>> BEGIN

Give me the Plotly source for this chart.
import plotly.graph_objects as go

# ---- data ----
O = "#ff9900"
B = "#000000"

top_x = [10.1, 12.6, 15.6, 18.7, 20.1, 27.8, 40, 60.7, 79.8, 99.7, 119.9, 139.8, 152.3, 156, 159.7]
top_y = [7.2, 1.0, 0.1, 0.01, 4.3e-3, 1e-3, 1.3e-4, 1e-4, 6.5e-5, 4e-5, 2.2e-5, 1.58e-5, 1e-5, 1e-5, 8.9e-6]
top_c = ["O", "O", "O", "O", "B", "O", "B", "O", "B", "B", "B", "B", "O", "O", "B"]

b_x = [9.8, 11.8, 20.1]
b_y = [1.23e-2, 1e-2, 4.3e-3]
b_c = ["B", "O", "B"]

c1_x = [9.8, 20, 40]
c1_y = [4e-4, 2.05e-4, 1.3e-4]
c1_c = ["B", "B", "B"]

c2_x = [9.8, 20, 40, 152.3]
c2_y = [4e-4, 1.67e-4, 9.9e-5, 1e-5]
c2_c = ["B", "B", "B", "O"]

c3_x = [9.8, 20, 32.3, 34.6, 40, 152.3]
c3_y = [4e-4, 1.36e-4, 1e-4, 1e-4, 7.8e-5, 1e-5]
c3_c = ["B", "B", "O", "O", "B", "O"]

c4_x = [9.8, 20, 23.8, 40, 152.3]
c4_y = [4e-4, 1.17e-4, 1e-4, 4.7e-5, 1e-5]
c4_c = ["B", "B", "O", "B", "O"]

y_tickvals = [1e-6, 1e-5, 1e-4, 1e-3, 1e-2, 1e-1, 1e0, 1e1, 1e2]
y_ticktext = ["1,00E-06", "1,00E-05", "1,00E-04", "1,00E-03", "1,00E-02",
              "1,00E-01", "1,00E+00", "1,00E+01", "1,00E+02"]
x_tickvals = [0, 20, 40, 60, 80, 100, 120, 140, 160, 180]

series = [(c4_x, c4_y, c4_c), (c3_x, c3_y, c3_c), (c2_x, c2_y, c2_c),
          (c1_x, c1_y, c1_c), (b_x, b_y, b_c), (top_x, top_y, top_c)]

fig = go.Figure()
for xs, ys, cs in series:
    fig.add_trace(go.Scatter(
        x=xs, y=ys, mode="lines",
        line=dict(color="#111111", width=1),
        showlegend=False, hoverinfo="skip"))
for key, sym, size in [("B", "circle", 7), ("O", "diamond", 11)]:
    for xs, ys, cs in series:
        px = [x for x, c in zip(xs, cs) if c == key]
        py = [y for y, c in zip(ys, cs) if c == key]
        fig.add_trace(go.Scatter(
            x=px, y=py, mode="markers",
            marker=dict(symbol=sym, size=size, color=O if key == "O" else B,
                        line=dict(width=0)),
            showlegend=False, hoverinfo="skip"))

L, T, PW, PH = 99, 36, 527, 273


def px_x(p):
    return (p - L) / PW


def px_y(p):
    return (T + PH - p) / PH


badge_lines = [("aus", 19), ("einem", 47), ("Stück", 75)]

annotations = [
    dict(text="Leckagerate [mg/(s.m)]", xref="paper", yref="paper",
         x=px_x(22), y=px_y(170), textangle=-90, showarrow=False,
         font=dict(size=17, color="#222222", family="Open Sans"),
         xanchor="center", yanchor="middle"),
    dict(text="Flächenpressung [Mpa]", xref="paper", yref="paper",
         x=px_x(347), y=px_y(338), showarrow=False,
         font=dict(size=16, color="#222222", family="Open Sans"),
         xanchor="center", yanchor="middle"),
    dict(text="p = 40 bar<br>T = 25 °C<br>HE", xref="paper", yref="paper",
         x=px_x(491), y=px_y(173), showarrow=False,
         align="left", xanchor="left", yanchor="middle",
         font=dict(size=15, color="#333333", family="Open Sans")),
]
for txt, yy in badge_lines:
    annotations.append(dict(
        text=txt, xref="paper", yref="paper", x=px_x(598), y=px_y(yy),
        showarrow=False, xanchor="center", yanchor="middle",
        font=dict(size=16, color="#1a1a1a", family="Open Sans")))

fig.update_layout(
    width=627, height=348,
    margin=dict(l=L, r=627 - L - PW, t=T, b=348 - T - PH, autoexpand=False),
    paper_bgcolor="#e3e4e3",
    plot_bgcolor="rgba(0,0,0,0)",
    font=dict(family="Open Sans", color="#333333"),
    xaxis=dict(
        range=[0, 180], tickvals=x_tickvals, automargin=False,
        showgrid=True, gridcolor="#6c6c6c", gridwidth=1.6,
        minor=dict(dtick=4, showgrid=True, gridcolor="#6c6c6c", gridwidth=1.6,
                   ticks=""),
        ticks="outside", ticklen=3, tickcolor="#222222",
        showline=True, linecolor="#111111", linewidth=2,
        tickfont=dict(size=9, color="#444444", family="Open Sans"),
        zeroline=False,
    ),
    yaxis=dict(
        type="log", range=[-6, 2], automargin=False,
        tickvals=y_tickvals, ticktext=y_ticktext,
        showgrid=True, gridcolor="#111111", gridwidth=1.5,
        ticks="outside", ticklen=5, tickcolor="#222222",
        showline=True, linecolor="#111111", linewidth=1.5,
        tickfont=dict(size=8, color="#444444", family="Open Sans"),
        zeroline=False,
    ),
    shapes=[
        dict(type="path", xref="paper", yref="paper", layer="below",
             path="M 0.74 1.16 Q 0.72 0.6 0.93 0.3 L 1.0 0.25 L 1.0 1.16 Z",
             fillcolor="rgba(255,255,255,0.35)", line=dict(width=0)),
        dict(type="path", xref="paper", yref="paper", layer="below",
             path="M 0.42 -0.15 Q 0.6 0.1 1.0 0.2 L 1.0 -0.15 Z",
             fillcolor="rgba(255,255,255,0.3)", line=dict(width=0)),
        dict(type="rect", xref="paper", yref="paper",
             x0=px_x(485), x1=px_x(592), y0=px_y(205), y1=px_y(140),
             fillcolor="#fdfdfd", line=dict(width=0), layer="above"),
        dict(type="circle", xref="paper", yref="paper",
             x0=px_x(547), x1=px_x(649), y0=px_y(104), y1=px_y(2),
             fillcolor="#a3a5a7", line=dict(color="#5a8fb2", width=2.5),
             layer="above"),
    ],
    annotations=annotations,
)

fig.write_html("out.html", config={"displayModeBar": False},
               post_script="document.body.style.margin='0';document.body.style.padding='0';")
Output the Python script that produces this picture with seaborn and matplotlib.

>> END
>> BEGIN

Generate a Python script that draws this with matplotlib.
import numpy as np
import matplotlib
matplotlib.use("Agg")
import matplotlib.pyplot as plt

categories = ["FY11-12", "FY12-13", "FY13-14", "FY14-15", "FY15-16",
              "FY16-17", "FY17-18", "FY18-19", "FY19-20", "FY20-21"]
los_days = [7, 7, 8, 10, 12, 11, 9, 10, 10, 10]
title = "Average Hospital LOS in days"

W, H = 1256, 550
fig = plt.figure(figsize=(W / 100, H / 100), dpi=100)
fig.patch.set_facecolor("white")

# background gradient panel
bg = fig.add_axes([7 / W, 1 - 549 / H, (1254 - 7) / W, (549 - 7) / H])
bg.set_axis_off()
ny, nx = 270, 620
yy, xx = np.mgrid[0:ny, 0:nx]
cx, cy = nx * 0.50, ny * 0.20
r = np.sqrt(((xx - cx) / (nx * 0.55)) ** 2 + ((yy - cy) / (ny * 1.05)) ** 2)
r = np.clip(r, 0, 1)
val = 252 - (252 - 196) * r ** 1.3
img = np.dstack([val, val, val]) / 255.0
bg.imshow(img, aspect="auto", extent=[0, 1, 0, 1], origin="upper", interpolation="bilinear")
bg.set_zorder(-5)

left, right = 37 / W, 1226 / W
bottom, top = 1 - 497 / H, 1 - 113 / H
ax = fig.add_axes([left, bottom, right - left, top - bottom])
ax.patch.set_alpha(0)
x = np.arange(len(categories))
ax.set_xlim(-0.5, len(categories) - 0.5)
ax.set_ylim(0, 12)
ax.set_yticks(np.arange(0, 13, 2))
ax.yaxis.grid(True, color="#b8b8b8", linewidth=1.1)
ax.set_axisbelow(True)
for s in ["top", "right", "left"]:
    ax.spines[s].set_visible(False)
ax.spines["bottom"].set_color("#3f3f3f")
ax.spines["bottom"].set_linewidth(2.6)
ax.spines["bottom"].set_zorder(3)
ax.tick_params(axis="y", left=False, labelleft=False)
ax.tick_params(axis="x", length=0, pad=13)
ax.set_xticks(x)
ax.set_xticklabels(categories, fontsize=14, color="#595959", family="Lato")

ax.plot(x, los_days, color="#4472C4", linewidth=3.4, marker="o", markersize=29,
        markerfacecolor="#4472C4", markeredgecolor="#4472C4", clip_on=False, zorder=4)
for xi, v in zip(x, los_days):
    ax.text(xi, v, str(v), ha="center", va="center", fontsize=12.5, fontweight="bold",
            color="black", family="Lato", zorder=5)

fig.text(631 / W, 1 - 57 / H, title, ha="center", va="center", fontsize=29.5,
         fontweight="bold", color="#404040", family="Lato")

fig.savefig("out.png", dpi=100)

>> END
>> BEGIN

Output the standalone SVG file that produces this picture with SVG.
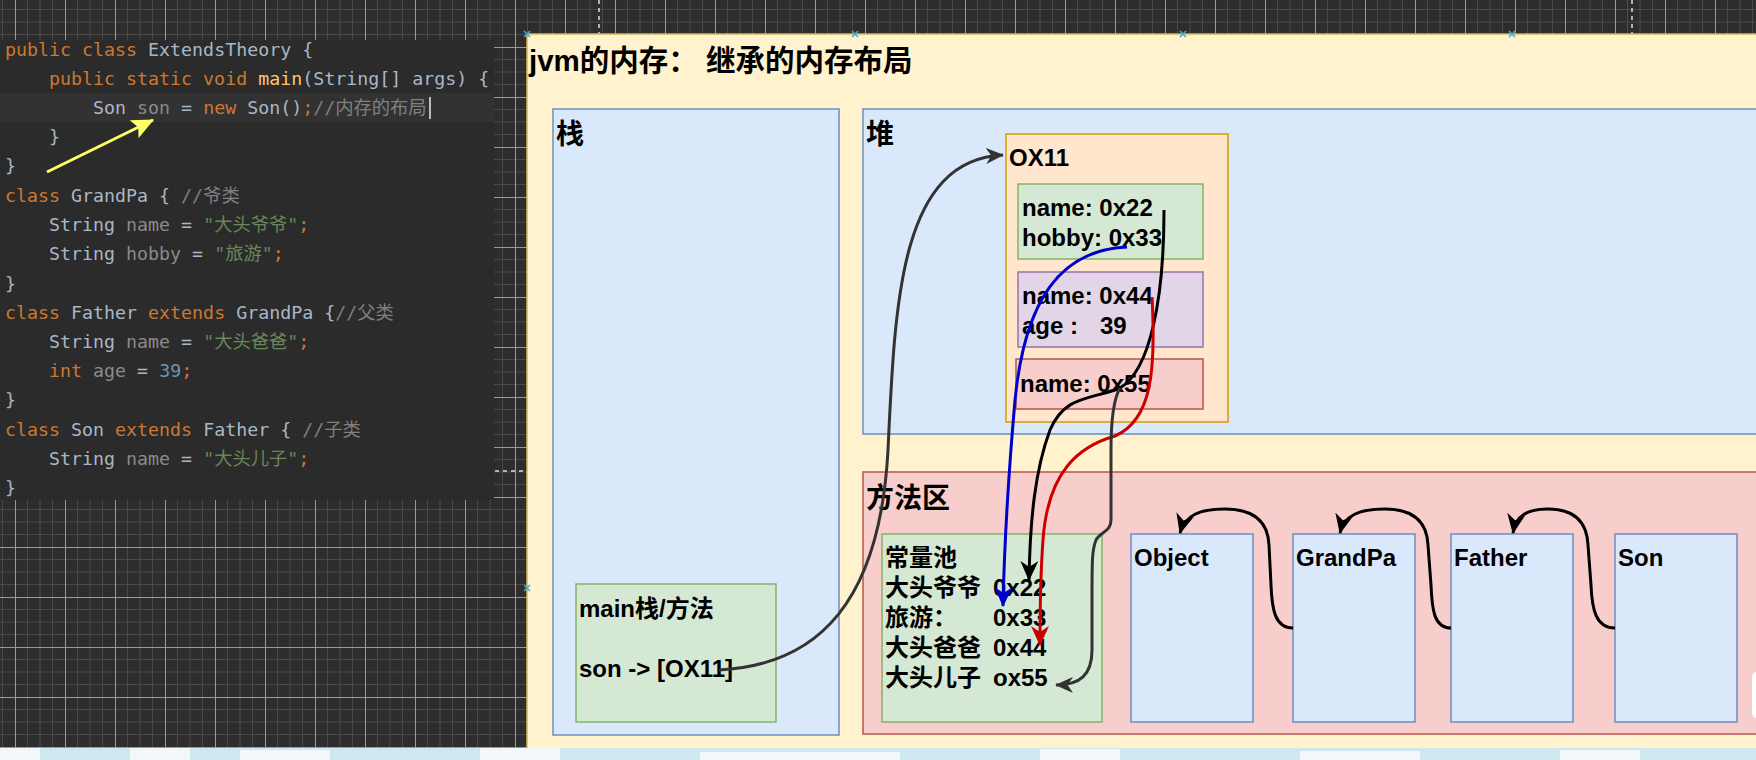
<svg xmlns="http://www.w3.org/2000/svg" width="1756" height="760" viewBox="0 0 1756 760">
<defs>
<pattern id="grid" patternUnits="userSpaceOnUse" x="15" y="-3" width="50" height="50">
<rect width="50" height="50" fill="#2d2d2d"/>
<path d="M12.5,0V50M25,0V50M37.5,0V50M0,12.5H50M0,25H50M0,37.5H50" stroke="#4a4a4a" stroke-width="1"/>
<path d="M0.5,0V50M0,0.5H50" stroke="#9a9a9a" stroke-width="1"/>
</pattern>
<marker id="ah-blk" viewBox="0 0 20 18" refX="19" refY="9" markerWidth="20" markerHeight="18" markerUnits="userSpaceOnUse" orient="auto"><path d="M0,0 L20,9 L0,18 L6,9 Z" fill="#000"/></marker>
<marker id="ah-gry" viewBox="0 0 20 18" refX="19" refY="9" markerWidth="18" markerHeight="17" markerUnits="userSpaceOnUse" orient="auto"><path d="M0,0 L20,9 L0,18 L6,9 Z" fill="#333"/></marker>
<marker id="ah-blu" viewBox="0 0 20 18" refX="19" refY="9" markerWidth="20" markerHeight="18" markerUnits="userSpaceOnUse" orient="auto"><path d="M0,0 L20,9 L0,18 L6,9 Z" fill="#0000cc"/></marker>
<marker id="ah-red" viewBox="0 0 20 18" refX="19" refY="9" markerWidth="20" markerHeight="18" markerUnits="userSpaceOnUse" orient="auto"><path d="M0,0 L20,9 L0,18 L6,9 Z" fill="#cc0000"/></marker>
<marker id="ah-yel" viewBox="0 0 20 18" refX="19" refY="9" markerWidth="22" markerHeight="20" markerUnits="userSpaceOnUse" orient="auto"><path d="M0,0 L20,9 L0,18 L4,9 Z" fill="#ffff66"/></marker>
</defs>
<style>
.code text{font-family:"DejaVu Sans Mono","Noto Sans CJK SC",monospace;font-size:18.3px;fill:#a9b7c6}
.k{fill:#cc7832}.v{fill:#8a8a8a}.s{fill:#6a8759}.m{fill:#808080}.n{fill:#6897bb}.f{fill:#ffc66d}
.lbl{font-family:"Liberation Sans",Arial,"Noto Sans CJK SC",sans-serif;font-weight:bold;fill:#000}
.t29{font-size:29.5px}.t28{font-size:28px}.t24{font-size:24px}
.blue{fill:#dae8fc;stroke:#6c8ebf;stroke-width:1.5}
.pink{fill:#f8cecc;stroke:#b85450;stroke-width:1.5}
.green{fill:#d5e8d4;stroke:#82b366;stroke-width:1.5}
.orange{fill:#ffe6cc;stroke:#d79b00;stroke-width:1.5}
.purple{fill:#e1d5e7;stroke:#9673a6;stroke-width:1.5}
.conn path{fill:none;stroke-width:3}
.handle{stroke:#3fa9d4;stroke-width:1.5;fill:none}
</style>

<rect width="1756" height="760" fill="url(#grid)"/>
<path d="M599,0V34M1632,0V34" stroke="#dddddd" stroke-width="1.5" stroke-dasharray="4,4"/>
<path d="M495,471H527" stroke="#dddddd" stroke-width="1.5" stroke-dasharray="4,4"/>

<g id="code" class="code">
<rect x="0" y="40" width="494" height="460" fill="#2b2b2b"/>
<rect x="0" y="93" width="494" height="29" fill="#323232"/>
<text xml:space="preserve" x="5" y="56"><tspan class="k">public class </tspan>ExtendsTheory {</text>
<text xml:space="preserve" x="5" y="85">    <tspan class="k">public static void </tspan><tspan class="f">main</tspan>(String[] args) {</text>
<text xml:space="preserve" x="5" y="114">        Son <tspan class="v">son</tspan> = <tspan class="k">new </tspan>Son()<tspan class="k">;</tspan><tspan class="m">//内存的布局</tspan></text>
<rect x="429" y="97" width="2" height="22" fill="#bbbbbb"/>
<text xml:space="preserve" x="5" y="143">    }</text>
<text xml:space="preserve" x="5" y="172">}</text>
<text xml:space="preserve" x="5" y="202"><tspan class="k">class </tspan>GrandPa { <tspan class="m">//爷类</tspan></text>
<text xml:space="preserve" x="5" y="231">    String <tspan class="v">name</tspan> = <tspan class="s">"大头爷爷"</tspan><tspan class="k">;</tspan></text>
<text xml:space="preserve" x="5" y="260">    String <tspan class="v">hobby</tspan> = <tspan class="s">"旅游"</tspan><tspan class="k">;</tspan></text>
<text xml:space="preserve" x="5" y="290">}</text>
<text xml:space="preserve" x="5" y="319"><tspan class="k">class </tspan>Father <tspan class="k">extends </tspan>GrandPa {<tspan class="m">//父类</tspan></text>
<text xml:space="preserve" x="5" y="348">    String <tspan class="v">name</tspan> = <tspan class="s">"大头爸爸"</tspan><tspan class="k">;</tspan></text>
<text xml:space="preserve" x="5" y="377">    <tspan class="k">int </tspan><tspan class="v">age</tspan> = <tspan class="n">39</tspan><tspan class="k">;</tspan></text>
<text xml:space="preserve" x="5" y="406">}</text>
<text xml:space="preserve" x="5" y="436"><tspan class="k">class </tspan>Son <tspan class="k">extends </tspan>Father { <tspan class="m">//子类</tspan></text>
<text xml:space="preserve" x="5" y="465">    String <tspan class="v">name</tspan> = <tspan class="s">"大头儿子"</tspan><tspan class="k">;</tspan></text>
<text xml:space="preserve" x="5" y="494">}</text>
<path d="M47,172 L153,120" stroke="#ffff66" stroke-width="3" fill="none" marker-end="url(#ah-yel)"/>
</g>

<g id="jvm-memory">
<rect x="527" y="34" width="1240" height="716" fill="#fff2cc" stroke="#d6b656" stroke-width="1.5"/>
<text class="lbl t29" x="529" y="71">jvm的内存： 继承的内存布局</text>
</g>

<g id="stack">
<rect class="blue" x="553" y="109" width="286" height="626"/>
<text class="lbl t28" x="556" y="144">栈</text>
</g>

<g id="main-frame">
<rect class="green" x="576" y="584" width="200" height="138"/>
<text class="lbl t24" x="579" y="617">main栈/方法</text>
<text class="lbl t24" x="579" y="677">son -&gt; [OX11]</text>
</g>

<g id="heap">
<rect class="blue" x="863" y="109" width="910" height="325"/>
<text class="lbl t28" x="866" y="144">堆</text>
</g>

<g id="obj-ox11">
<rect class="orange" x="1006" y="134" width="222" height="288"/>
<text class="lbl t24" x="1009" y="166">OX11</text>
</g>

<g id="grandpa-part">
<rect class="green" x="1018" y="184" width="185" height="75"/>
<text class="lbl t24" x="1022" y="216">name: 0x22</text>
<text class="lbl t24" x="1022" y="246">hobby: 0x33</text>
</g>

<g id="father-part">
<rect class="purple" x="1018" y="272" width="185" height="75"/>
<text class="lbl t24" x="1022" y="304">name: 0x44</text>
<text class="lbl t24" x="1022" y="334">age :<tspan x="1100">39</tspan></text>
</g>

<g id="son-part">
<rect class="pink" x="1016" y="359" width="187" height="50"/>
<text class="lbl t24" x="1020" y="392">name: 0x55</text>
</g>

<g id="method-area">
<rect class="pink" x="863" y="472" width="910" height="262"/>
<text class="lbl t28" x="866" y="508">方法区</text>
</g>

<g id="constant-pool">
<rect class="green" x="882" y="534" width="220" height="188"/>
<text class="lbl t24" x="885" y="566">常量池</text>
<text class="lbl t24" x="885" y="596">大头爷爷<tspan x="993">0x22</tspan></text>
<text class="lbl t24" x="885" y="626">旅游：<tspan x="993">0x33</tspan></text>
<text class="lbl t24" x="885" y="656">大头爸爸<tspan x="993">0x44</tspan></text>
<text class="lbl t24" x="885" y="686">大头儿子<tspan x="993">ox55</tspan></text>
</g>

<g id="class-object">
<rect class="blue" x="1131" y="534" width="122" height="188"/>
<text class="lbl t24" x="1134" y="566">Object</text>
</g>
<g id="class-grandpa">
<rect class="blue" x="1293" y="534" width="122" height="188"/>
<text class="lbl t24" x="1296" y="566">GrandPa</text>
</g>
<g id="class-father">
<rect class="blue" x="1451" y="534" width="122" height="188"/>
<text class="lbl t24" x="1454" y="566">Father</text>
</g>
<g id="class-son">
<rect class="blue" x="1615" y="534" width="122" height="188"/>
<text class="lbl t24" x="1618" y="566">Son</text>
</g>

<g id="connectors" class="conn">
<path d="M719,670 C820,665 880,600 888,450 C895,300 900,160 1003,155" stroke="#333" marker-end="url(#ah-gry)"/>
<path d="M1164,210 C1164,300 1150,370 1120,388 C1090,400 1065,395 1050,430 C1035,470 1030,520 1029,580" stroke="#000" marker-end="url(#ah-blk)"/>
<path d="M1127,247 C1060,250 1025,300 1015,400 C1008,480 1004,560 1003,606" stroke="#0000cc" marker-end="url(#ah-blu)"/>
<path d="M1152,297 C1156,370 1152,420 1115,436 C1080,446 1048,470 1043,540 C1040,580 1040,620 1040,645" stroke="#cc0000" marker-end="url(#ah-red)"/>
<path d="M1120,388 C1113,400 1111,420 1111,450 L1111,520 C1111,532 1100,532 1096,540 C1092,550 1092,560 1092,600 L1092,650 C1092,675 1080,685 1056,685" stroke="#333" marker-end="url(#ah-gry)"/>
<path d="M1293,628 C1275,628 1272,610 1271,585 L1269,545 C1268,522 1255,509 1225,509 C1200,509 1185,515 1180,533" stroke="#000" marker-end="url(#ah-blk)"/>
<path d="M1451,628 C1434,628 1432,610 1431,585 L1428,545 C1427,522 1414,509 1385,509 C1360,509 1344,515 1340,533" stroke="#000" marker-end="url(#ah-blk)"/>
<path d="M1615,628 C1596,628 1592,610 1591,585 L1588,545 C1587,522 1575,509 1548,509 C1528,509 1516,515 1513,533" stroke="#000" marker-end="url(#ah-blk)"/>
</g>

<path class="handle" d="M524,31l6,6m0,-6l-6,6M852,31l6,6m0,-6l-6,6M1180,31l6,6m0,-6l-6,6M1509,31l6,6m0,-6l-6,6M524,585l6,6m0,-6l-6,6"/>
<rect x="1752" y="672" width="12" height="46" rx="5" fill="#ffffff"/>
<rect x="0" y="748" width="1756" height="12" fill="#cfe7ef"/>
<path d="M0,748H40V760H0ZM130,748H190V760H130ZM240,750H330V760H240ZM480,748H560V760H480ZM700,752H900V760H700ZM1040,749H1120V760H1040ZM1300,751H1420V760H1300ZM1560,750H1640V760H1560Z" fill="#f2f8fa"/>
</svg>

>> END

● WHAT TO PRODUCE
Write the lines again exactly, beginning at the line that has "Give me the Plotly source for this chart." and stopping after the line that has "(c1_x, c1_y, c1_c), (b_x, b_y, b_c), (top_x, top_y, top_c)]"; include no other lines.

● THE COMPLETED TASK
Give me the Plotly source for this chart.
import plotly.graph_objects as go

# ---- data ----
O = "#ff9900"
B = "#000000"

top_x = [10.1, 12.6, 15.6, 18.7, 20.1, 27.8, 40, 60.7, 79.8, 99.7, 119.9, 139.8, 152.3, 156, 159.7]
top_y = [7.2, 1.0, 0.1, 0.01, 4.3e-3, 1e-3, 1.3e-4, 1e-4, 6.5e-5, 4e-5, 2.2e-5, 1.58e-5, 1e-5, 1e-5, 8.9e-6]
top_c = ["O", "O", "O", "O", "B", "O", "B", "O", "B", "B", "B", "B", "O", "O", "B"]

b_x = [9.8, 11.8, 20.1]
b_y = [1.23e-2, 1e-2, 4.3e-3]
b_c = ["B", "O", "B"]

c1_x = [9.8, 20, 40]
c1_y = [4e-4, 2.05e-4, 1.3e-4]
c1_c = ["B", "B", "B"]

c2_x = [9.8, 20, 40, 152.3]
c2_y = [4e-4, 1.67e-4, 9.9e-5, 1e-5]
c2_c = ["B", "B", "B", "O"]

c3_x = [9.8, 20, 32.3, 34.6, 40, 152.3]
c3_y = [4e-4, 1.36e-4, 1e-4, 1e-4, 7.8e-5, 1e-5]
c3_c = ["B", "B", "O", "O", "B", "O"]

c4_x = [9.8, 20, 23.8, 40, 152.3]
c4_y = [4e-4, 1.17e-4, 1e-4, 4.7e-5, 1e-5]
c4_c = ["B", "B", "O", "B", "O"]

y_tickvals = [1e-6, 1e-5, 1e-4, 1e-3, 1e-2, 1e-1, 1e0, 1e1, 1e2]
y_ticktext = ["1,00E-06", "1,00E-05", "1,00E-04", "1,00E-03", "1,00E-02",
              "1,00E-01", "1,00E+00", "1,00E+01", "1,00E+02"]
x_tickvals = [0, 20, 40, 60, 80, 100, 120, 140, 160, 180]

series = [(c4_x, c4_y, c4_c), (c3_x, c3_y, c3_c), (c2_x, c2_y, c2_c),
          (c1_x, c1_y, c1_c), (b_x, b_y, b_c), (top_x, top_y, top_c)]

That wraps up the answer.